» **Given records**

** begin **

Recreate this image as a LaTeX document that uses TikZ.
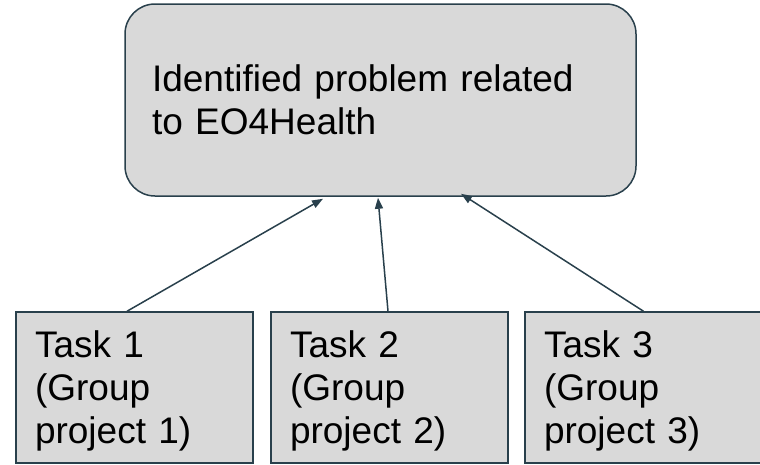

** end **
** begin **

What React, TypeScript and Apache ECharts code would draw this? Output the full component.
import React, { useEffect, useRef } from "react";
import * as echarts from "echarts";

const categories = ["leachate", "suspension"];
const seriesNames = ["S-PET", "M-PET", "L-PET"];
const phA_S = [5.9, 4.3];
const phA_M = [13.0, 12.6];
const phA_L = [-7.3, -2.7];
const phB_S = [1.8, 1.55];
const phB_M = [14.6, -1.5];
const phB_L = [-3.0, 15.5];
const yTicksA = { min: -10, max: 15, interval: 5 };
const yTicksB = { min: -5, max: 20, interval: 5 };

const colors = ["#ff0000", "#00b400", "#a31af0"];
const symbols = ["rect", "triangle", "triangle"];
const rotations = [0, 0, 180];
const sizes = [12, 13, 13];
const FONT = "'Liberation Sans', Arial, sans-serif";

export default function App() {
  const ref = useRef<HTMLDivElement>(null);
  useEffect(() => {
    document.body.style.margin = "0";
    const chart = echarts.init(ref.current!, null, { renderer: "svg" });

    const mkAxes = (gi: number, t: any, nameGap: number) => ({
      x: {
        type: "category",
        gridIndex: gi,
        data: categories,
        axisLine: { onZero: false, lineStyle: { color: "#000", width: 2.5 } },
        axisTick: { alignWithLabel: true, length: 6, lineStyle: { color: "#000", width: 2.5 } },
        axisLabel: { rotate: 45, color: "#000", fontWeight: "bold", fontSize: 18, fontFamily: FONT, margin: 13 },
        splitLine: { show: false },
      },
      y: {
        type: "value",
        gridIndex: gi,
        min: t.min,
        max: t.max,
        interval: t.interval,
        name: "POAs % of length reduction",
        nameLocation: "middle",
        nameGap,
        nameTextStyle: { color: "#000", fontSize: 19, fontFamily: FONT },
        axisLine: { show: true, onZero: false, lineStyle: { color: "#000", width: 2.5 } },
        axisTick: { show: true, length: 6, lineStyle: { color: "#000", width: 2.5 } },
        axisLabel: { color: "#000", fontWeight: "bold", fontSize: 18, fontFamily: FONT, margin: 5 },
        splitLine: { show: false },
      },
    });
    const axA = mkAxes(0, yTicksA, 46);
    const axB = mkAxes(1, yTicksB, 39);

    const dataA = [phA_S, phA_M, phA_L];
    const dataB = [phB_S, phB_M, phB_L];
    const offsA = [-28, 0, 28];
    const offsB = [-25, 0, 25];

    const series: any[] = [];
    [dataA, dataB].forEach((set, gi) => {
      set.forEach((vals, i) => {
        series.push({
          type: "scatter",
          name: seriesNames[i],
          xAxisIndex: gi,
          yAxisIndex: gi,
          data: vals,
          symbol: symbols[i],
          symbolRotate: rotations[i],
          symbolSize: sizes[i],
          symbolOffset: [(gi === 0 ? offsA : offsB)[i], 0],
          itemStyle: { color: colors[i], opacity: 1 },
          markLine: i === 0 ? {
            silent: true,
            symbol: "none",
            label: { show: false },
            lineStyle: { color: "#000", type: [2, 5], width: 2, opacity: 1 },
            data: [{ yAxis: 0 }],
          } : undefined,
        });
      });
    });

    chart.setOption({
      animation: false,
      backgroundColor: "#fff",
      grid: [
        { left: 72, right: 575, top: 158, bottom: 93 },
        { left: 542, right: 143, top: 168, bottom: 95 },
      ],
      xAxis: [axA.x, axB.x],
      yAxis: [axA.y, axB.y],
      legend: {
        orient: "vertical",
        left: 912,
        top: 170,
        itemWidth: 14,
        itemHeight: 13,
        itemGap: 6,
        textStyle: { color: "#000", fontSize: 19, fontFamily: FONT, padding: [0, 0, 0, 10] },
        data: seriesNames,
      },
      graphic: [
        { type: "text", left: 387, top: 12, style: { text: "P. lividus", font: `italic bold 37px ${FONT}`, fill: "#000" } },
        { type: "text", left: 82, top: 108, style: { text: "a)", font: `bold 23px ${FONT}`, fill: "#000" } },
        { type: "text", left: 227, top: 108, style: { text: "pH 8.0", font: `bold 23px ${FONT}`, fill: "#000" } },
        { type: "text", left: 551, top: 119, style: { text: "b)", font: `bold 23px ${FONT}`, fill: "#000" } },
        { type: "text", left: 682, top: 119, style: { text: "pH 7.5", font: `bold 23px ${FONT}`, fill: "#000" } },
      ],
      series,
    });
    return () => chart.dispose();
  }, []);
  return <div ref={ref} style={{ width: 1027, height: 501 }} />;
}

** end **

» **Work instructions**
Give back exactly the stretch that opens on the line with "What React, TypeScript" and closes on the line with "20, interval: 5".

» **Solution to the problem**
What React, TypeScript and Apache ECharts code would draw this? Output the full component.
import React, { useEffect, useRef } from "react";
import * as echarts from "echarts";

const categories = ["leachate", "suspension"];
const seriesNames = ["S-PET", "M-PET", "L-PET"];
const phA_S = [5.9, 4.3];
const phA_M = [13.0, 12.6];
const phA_L = [-7.3, -2.7];
const phB_S = [1.8, 1.55];
const phB_M = [14.6, -1.5];
const phB_L = [-3.0, 15.5];
const yTicksA = { min: -10, max: 15, interval: 5 };
const yTicksB = { min: -5, max: 20, interval: 5 };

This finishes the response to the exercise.